In way of qualifications, we note that
The time derivative of ST of GST in the later twentieth century, as estimated by EEMD, is subject to future adjustments depending on how rapidly the atmosphere warms over the next decade or two.
The contribution of aerosol forcing to ST remains uncertain, as are the relative contributions of aerosol forcing and Atlantic MDV to the observed MDV of GST.
These caveats notwithstanding, the results presented here further substantiate the reality of human-induced global warming, as evidenced by the similarity between the secular trend curve recovered from EEMD of GST and the buildup of atmospheric greenhouse gas concentrations and by the near-global extent of the temperature increases associated with the secular trend. Our results also serve to highlight the importance of Atlantic multidecadal variability in mediating the rate of global warming, and they suggest that these variations deserve more explicit consideration in twentieth century climate simulations and in attribution studies based on recent observations of the rate of change of GST.
JC comment: On the Trends, Changepoints, and Hypotheses thread, I described three hypotheses that explain 20th century climate variability and change:
I. IPCC AGW hypothesis: 20th century climate variability/change is explained by external forcing, with natural internal variability providing high frequency ‘noise’.
II. Multi-decadal oscillations plus trend hypothesis: 20th century climate variability/change is explained by the large multidecadal oscillations (e.g NAO, PDO, AMO) with a superimposed trend of external forcing (AGW warming).
III: Climate shifts hypothesis: 20th century climate variability/change is explained by synchronized chaos arising from nonlinear oscillations of the coupled ocean/atmosphere system plus external forcing (e.g. Tsonis, Douglass).

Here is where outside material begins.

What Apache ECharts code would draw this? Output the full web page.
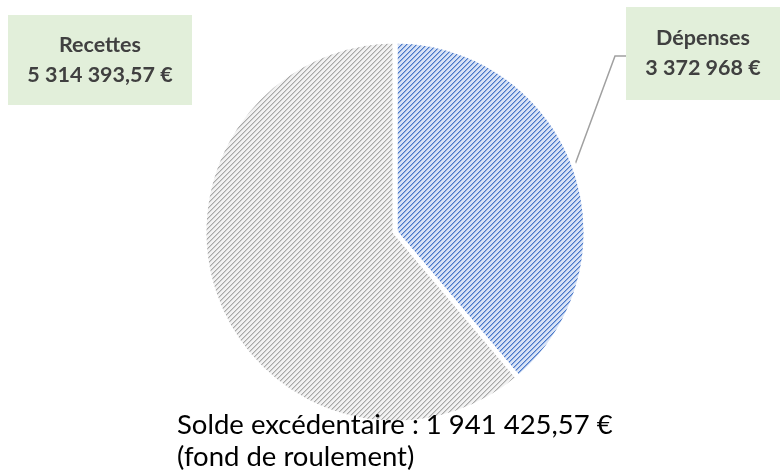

Wu et al. fall squarely in II. Their conclusion that as much as one third of the warming in the last few decades of the 20th century provides further weight to arguments that multi-decadal natural internal variability needs to be included explicitly in attribution assessments. The error bars on the ‘one third’ need some investigating, and there are additional modes of natural internal variability beyond the Atlantic Meridional Overturning Circulation. More investigations along these lines (both II an III) are very much needed.
Roy Spencer made some early efforts at II on his blog a few years ago, and recently we have seen some blogospheric efforts by Vaughan Pratt and Girma. I personally think that III is a more robust hypothesis than II, but working on II can help us with III.